[Begin DATA TO PROCESS]
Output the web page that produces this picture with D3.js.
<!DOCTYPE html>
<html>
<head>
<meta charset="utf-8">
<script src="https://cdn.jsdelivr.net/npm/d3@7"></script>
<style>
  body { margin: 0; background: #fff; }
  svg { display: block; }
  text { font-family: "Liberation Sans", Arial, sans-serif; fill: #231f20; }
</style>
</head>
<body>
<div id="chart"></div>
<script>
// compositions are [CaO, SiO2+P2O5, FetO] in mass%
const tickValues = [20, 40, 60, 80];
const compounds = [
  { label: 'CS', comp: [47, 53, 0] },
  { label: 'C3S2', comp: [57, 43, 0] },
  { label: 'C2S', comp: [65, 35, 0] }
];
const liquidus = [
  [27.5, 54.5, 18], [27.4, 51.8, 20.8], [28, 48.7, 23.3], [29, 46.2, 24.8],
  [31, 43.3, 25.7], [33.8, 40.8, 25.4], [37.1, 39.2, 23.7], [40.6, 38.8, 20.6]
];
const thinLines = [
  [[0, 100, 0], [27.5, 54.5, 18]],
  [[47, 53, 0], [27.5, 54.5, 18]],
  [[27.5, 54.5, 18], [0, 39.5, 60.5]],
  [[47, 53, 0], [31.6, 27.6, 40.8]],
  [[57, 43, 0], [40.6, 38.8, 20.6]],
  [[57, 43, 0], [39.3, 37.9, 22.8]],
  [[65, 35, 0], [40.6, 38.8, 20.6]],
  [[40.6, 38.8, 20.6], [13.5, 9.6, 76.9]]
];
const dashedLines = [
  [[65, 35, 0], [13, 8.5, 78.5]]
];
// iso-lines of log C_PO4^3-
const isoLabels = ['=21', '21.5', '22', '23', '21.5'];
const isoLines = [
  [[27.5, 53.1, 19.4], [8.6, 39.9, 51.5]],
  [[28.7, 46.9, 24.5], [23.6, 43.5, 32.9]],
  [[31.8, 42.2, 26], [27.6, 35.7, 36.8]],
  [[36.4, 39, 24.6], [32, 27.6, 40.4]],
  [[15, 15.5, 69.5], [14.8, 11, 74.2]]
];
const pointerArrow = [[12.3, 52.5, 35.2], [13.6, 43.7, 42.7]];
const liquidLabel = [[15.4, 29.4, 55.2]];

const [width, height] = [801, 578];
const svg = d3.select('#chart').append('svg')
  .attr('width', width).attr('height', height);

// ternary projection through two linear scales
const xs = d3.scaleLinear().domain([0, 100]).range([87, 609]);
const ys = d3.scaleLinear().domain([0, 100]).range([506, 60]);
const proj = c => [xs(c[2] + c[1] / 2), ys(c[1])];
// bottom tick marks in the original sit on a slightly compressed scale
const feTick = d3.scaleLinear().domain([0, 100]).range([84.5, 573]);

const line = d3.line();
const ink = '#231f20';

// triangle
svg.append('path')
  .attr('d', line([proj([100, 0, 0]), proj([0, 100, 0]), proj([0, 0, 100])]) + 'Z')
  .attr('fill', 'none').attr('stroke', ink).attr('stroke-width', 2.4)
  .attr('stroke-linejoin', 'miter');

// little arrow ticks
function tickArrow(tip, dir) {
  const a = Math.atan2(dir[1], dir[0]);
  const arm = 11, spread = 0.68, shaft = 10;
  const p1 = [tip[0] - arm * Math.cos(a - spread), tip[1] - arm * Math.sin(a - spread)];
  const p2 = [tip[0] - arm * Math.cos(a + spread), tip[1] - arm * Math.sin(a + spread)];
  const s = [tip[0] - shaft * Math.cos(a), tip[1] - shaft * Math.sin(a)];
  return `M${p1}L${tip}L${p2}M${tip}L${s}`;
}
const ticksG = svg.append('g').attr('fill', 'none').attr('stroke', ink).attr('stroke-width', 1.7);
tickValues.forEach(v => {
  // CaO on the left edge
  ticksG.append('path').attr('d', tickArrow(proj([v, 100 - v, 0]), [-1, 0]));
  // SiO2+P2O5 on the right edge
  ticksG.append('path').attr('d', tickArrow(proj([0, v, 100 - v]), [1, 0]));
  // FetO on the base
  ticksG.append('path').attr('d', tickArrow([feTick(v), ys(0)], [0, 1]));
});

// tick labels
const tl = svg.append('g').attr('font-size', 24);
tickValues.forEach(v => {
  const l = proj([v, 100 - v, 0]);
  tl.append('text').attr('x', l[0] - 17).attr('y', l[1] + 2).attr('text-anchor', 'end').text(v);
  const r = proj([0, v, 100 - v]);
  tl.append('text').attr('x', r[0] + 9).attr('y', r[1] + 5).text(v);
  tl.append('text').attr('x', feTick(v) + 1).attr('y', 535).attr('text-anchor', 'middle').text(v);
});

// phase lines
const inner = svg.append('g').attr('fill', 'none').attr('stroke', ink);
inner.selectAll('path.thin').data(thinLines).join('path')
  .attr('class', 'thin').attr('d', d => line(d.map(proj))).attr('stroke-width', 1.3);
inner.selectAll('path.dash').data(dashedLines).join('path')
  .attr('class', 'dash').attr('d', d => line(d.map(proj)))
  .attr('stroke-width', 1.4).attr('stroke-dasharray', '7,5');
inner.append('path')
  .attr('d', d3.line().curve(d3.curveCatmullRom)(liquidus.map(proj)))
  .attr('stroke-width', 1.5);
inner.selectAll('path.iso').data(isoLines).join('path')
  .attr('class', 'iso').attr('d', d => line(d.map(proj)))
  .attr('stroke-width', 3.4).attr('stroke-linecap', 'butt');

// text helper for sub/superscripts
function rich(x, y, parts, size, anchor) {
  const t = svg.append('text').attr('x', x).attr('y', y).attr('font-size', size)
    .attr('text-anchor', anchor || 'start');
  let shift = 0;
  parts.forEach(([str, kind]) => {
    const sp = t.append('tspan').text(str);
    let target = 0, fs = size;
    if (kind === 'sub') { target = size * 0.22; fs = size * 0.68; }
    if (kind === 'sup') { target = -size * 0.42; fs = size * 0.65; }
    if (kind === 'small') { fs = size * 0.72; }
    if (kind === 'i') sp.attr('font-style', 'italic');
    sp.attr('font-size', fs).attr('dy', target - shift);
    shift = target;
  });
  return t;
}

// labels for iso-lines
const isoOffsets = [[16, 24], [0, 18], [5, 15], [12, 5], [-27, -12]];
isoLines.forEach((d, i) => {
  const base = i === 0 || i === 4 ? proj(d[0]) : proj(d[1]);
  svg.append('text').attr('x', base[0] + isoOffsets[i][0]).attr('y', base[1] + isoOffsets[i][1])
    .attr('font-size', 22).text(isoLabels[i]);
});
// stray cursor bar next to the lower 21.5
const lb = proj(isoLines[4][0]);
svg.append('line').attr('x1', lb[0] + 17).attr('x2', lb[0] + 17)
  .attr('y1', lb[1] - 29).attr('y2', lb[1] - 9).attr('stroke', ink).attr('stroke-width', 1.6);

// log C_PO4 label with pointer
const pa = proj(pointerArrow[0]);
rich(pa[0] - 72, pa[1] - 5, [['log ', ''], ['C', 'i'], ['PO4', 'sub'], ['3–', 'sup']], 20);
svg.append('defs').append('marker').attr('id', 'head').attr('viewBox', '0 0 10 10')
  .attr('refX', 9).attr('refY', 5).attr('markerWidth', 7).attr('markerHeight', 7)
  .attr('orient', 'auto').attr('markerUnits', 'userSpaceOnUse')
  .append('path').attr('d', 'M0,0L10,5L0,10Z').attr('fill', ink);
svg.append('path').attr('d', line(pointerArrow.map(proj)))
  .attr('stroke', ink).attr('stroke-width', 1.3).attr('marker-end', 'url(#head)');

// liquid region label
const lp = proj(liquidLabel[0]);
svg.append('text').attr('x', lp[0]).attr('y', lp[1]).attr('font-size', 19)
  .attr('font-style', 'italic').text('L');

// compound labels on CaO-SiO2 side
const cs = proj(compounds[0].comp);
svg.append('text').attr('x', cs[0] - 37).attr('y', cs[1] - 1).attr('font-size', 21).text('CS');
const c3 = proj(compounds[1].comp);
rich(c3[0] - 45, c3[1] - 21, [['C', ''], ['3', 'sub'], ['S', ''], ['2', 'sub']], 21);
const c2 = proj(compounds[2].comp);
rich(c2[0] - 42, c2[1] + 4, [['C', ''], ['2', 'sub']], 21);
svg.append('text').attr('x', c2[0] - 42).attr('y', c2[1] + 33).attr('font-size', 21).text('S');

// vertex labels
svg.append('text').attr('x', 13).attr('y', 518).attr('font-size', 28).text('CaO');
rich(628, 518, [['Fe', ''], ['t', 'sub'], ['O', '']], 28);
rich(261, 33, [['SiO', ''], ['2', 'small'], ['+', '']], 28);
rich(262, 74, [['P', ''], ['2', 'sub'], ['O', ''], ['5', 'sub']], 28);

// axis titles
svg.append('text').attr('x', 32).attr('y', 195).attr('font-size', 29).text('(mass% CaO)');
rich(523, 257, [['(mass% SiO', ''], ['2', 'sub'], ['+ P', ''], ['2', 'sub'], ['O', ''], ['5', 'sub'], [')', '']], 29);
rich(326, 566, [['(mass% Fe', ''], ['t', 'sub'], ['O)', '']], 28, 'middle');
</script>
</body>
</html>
[End DATA TO PROCESS]
[Begin DATA TO PROCESS]
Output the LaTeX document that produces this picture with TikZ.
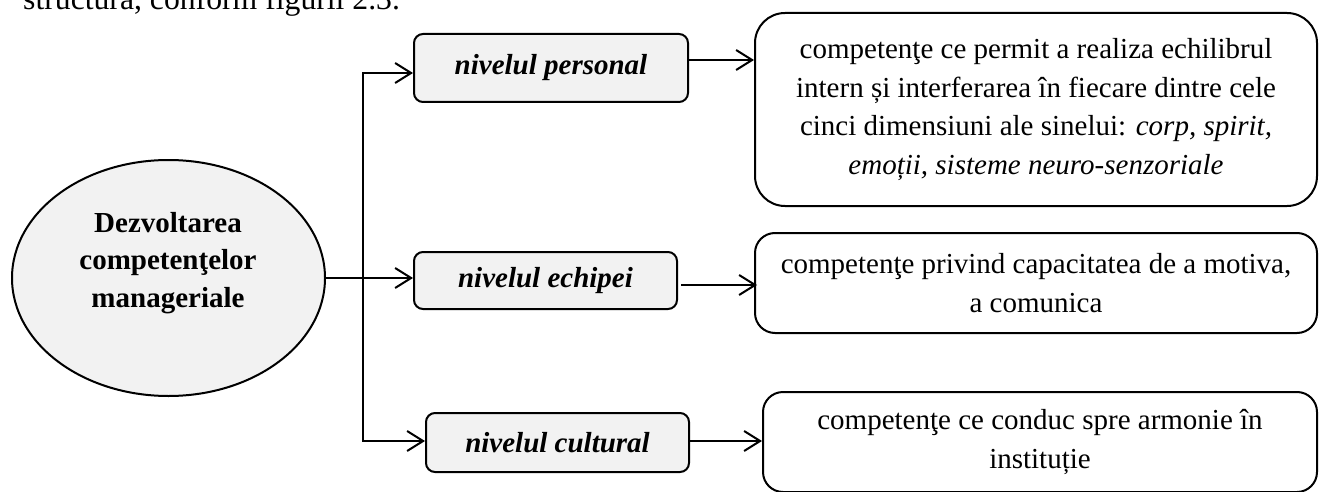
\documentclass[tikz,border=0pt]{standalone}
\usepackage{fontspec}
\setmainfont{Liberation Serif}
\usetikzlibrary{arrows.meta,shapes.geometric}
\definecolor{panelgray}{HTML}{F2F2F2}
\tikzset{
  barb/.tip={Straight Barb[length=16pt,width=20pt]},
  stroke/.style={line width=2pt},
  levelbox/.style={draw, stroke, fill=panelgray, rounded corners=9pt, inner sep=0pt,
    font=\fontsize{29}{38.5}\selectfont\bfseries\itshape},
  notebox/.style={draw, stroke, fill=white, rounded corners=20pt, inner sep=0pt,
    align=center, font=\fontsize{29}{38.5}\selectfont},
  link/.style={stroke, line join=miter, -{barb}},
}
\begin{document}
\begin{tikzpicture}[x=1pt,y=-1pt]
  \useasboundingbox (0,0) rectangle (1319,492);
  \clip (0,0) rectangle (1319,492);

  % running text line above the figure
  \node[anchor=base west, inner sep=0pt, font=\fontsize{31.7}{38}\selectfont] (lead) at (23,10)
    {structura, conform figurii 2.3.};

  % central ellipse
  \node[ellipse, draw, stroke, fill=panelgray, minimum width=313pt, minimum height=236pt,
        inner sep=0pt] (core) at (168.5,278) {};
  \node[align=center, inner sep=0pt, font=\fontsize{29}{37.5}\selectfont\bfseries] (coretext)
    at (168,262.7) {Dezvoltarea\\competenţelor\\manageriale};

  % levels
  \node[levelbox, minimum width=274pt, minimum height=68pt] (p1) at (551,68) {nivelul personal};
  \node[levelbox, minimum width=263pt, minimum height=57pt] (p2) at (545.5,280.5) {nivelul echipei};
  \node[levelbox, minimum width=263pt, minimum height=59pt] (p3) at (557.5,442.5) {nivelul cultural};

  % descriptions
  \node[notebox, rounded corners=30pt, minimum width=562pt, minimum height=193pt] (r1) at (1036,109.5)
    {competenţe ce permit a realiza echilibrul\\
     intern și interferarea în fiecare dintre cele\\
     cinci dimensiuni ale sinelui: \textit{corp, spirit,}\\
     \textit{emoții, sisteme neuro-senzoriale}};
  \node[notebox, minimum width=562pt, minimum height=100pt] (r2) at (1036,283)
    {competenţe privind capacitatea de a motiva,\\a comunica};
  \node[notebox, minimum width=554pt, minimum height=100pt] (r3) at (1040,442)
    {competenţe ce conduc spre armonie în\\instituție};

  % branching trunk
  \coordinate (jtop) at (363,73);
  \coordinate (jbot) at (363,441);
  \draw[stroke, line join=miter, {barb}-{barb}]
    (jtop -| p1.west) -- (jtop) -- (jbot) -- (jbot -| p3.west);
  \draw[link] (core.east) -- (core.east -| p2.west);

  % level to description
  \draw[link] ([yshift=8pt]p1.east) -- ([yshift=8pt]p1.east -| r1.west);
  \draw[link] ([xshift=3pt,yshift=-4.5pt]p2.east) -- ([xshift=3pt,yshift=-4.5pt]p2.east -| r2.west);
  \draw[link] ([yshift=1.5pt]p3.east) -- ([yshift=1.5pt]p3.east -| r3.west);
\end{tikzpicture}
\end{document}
[End DATA TO PROCESS]
WHAT TO DO: Isolate the lines above that contain the word "with" and copy them.

SOLVED EXERCISE:
Output the web page that produces this picture with D3.js.
// log C_PO4 label with pointer
Output the LaTeX document that produces this picture with TikZ.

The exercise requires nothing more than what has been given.